Nevertheless, Armogan called on all to condemn the act which resulted in Leonardo’s death.
Armogan said the entire country was shocked at the events which unfolded and which led to the discovery of the missing teen’s body.
“Our region should not be known for these kinds of things. Our region should be a peaceful region where people are free to walk around and people are free to move as they like. I do not think it had anything to do with the fault of the child or the fault of the parent. I think the parent did all that that they can to protect their child and the child did all he can to protect himself but in the circumstances, there was a depraved mind. I believe that a normal human being cannot commit such a crime,” Armogan said while suggesting that the alleged perpetrator must be a “depraved man.”
President David Granger also expressed condolences to Leonard’s mother, Abigail Archibald, his siblings, other relatives, and friends.
In a statement from the Office of the President, the Head of State said he was deeply saddened to learn of the death of 13-year-old Leonard Archibald, under such tragic circumstances.

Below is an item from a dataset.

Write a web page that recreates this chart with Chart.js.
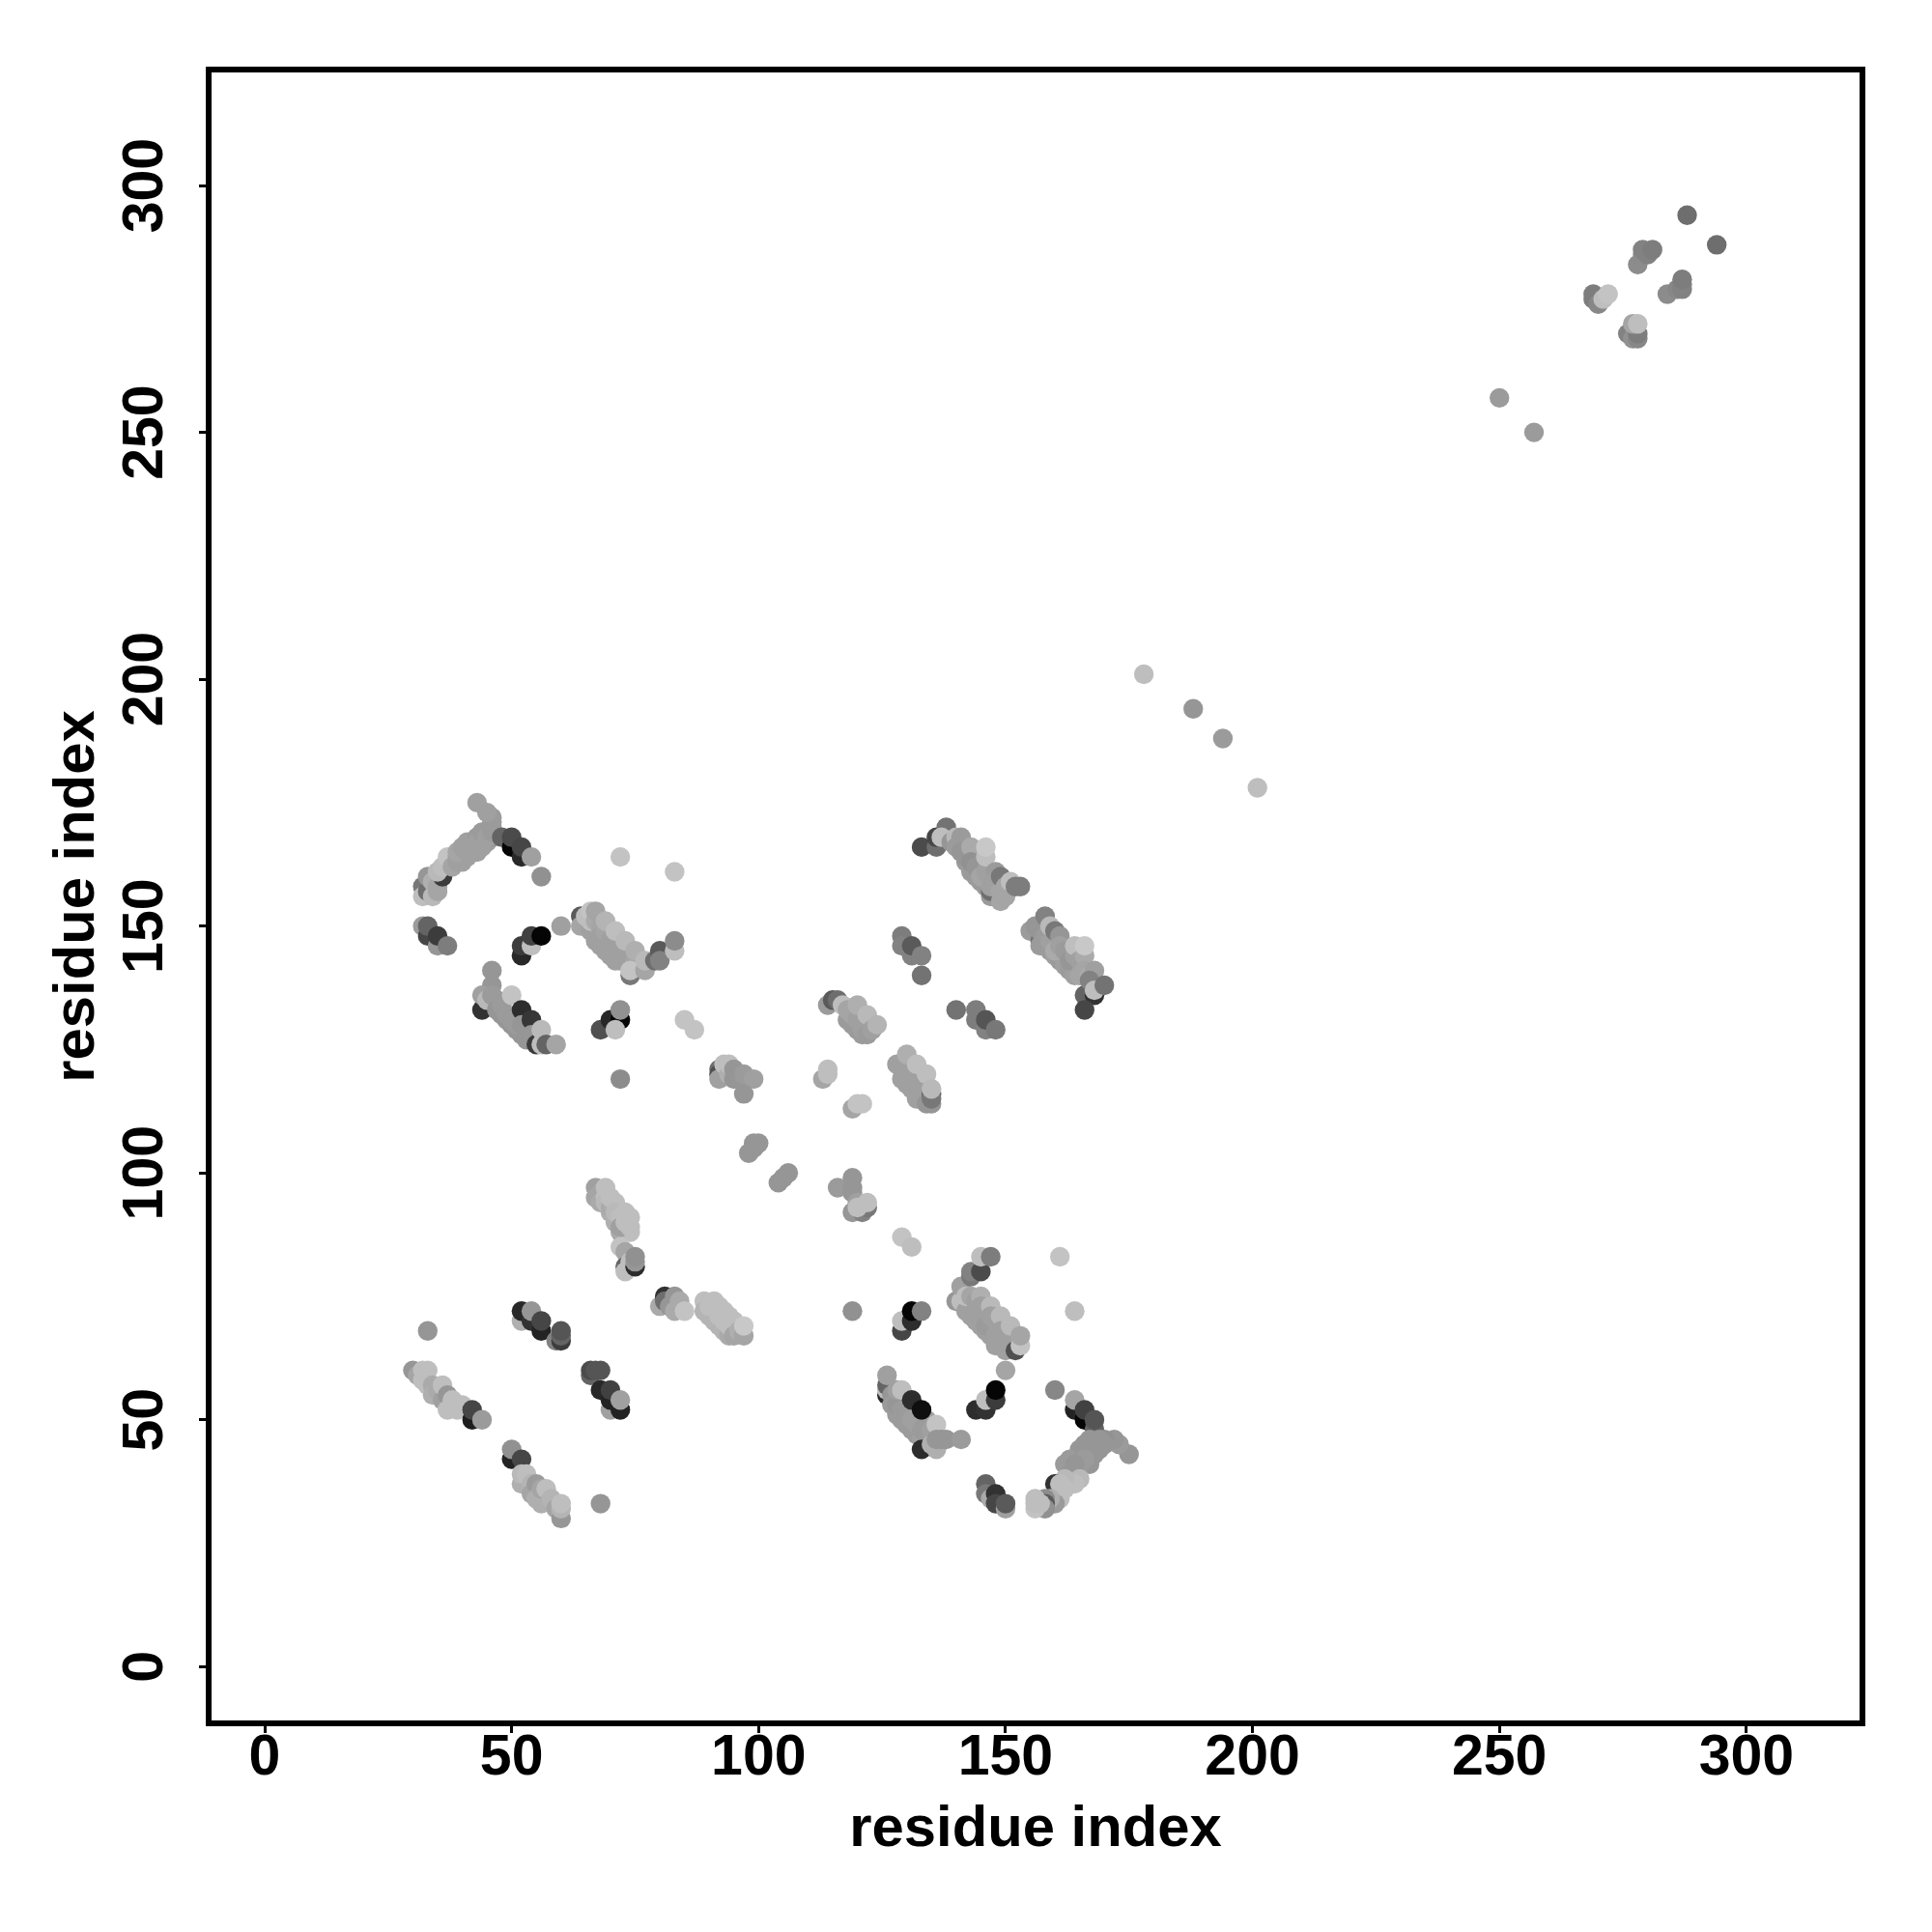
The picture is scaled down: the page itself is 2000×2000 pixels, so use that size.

Also speaking at the funeral service was Social worker Rickford Ward, who called on all to unite in the fight to make the community safer. He said that the community allowed the situation to develop until murder was committed, noting that they did nothing when they should have been acting.
“We all should help to protect our children and also to help him to be reformed from his evil ways… If we as a community do not take firm serious action to prevent a reoccurrence of what has happened here, it will continue.”
On this note, Ward called on the Social Service Ministry to get into action.
Young Leonard was laid to rest in the neighboring village of Lansdale and leaves to mourn his mother, father and nine siblings.
The men who have since confessed to luring, sexually assaulting and killing the teenager are expected to appear in court sometime this week.
Meanwhile, Child Care and Protection Agency (CCPA) Director Ann Greene has spoken out against gruesome attacks on minors, noting that it was a wake up call for communities. This is as the Agency is of the belief that persistent intervention by residents in the area could have prevented the fatal outcome.
Reports are that residents in proximity to the location of the attack recalled hearing screams, but failed to report the incident.
Greene indicated that the CCPA has commenced consultations relating to the matter and in doing so, the Agency has met with the family of the now dead teen.
Given the reluctance to alert the authorities despite being alarmed by the screams, the Director posited that the tragedy could have been averted.
On that note, she lamented, “We could’ve gotten a better outcome for this child had the community been more involved and understand their roles and responsibilities. If you know of a predator in your community, that person must be identified, monitored and pushed to the criminal justice system.”
Responding to comments that reports were made, all of which were to no avail, Greene argued, “even if you say you reported to the Police, you best keep reporting this thing until action is taken. Here is where people can come out and stand up at the Police Station demanding action.”
Adding to her calls for intervention at the community level, the CCPA Director is also urging families to be more vigilant as it regards the welfare of their children. In fact, she noted that they must not only go into protective mode for the females, but attention must be paid to the males as well.
With the Berbice incident in mind, Greene reiterated that it was a wakeup call for communities and thereby emphasised the need for families, and by extension members of communities to be more invested in the protection and well-being of children, and to even be persistent when necessary.